Most schools try very hard, too, to provide any services that the family may need, if that family is still intact.

Imagine the hardship, though, that a 10 or 14 year old esperiences, when all around them in school other kids come back from winter break with new toys, new clothes, new adventures to tell about (the movies they saw, the trip to Grandma's house in California),
Sharing in the holiday gifting can mean so much and help homeless kids feel somewhat "normal" and not quite so singled out as "different" by their poverty, if they can share in booty- at least a little bit.

I agree, though, these programs are really irksome.
It's the tiniest of band-aids and allows the givers (esp when it's a coporation) to feel like they are REALLY DOING SOMETHING- but we should look past that to the kids and realize that for them, it can be an important kindness.

Often, people do learn to "get it" when they get involved with these surface programs- and start to wonder why it is that there is so much poverty in America.

Could it be the billions that are spent in Iraq? or the CEO salaries and profits from Exxon and other giant companies? We can be there to remind people about these connections.

Meanwhile- we preogressive adults will work for the revolution to happen- and encourage all we know to join us in that struggle, for it will not happen in one holiday season.

A fine line... 02.Dec.2006 03:40

Sixpack wabc@mutualaid.org

I know from my own childhood experiences that the feeling of being "less than" the rest of the children leads to low self-esteem and plays an important part in how a child will see themselves as adults, possibly leading to adults who see themselves as failures with seemingly no chance to ever be as good as the "normal people". I think poor and homeless children need "band-aids" too, not to mention a parent who no longer feels quite so guilty for not being able to provide a life for their kids may find it easier to overcome any feelings of inadequacy that could hold them back in their efforts to lift their families out of their current situation. A moment of joy in the realization that somebody on this planet really cares about you is what gives us hope and builds bridges for us to come together as a people...

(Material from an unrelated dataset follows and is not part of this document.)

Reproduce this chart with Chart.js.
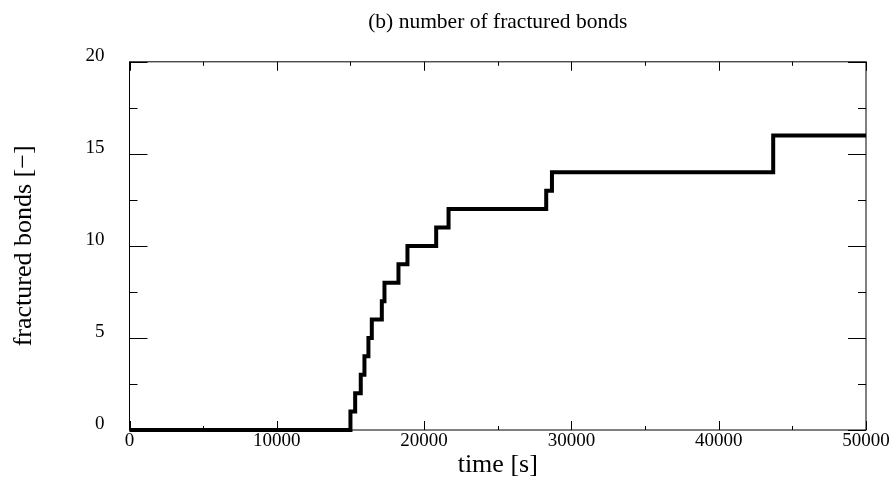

But that kindness in itself is not enough, and if the giving stops there, then we have failed in our attempts to make meaningful change. Then we are simply soothing our own guilt.

What works for me to make me feel like I really did my best, is when I donate gifts, I donate some of my time AND as much money as I am able to, a long-term gift of love that will make a change in how that person sees themselves and their hopes for the future.

You can give all the band-aids in the world, but a reason to reach for the future, to me, is the greatest gift of all.


. 09.Dec.2006 12:34

.

I've had real mixed feelings about toy drives too but it's easy for me to have those mixed feelings. I'm not poor and I have the luxury of sitting around and thinking about how toy drives are only band aid, etc. It would great if everyone was on the same page about eschewing the mindless consumerism that runs rampant during the holiday season and that no one in this country was wanting for anything but I also think that it's nice to get a little something special once in awhile, especially this time of year.

Last year, rather than buying a bunch of shit for me and mine, I went to a store and picked some kids names off of one of those giving trees. It felt pretty good to do something, albeit a small thing, for some kid who might not really get any "extras".

What the anonymous giver did for Ben There was awesome. The kids got some toys and the family got some necessities- and a bright spot was created during a bleak time. If you're not into to toy drives, do what was done for Ben There.